证   当$ \left | x \right | ^2\le 1+t $, 有$ \int B_\frac{1}{2}\left ( x-y, t \right ) \left ( 1+\left | y \right | ^2 \right ) ^{-s}dy\le C\le CB_\frac{1}{2}\left ( x, t \right ). $当$ \left | x \right | ^2> 1+t $, $ \left | y \right | \le \frac{\left | x \right | }{2} $, 有$ \left | x-y \right | \ge \left | x \right | -\left | y \right | \ge \frac{\left | x \right | }{2} . $于是

$ \int B _\frac{1}{2} \left ( x-y, t \right )\left ( 1+\left | y \right | ^2 \right ) ^{-s}dy\le CB_\frac{1}{2}\left ( x, t \right ) \int \left ( 1+\left | y \right | ^2 \right ) ^{-s}dy \le CB_\frac{1}{2} \left ( x, t \right ) . $

当$ \left | x \right | ^2> 1+t, \left | y \right | > \frac{\left | x \right | }{2} $, 有$ \left | x-y \right | \le \left | x \right | +\left | y \right | \le 3\left | y \right |, $于是

$ \begin{equation} \begin{aligned} \notag \int B_\frac{1}{2} \left ( x-y, t \right ) \left ( 1+\left | y \right | ^2 \right ) ^{-s}dy& \le \left ( 1+\left | x \right |^2 \right )^{-\frac{1}{2} } \int B_\frac{1}{2} \left ( x-y, t \right ) \left ( 1+\frac{\left | x-y \right |^2 }{3} \right )^{\frac{1}{2} -s} dy\\ &\le C\left ( \left | x \right | ^2 \right ) ^{-\frac{1}{2} }\int_{0}^{+\infty} \left ( 1+r^2 \right ) ^{-\frac{1}{2}}\left ( 1+t\right )^{\left ( \frac{1}{2} -s \right ) }r^{1-2s}\cdot r \left ( 1+t\right )^\frac{1}{2} dr \\ &\le C\left ( \left | x \right |^2 \right ) ^{-\frac{1}{2} }\left ( 1+t \right ) ^{\left ( 1-s \right )}\int_{0}^{+\infty} \left ( 1+r^2 \right ) ^{- \frac{1}{2} }r^{2-2s}dr\\ &\le C\left ( \left | x \right |^2 \right ) ^{-\frac{1}{2} }\le CB_\frac{1}{2} \left ( x, t \right ) . \end{aligned} \end{equation} $

引理3.2得证.

由定理3.1、定理3.2、定理3.3、引理3.1、引理3.2、式(3.1)得如下定理.

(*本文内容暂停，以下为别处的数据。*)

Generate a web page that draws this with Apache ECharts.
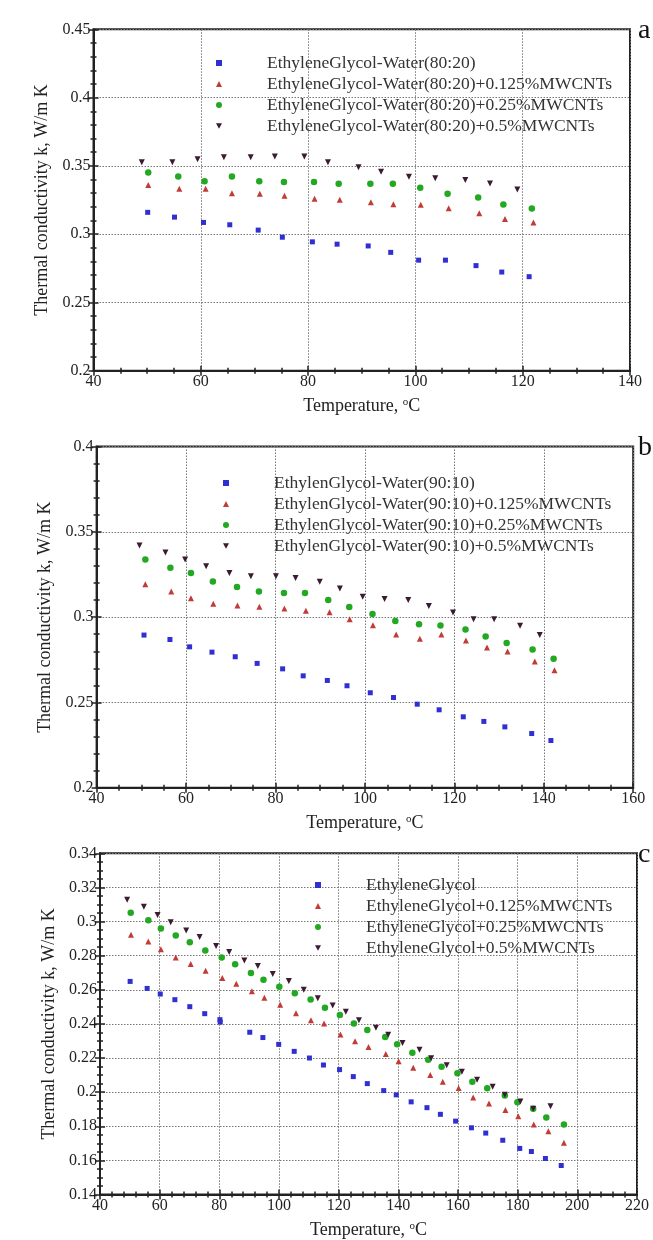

定理3.5   当初值$ \left | \rho _0 \right | +\left | m_0\right | \le C\left ( 1+\left | x \right | ^2 \right ) ^{-s} $, $ s> 1 $, 有

$ \left | \partial_x^\alpha\left ( 1-\chi _3\left ( D \right ) \right ) \rho \right | \le C_{N, \alpha }\left ( 1+t \right )^{-\frac{2+\left | \alpha \right | }{2} }B_s\left ( x, t \right), $

$ \left | \partial_x^\alpha\left ( 1-\chi _3\left ( D \right ) \right ) m \right | \le C_{N, \alpha }\left ( 1+t \right )^{-\frac{1+\left | \alpha \right | }{2} }B_\frac{1}{2} \left ( x, t \right). $

综合定理3.4、定理3.5、式(3.1), 得到本文主要结论.

定理3.6   当初值$ \left | \rho _0 \right | +\left | m_0\right | \le C\left ( 1+\left | x \right | ^2 \right ) ^{-s_1} $, $ s_1>1 $, 且$ \rho _0\in H^{l+s_2} $, $ m _0\in H^{l+s_2} $, max$ \left \{ \left \| \rho_0 \right \|_{H^{l+s_2} }, \quad\left \| m_0 \right \|_{H^{l+s_2} }\right \}\le E $, $ s_2>1 $, 当$ \left | \alpha \right | \le l $, 有

$ \left | \partial_x^\alpha\rho \right | \le C\left ( 1+t \right ) ^{-\frac{2+\left | \alpha \right | }{2} }B_{s_1}\left ( x, t \right )\quad, \quad \left | \partial_x^\alpha m \right | \le C\left ( 1+t \right ) ^{-\frac{1+\left | \alpha \right | }{2} }B_\frac{1}{2} \left ( x, t \right ). $

注：由(3.14)及定理3.6, 知$ \left \| m \right \| _{L^2} $关于时间$ t $不衰减, 这是非线性方程组(1.1)存在性做不下去的重要原因之一.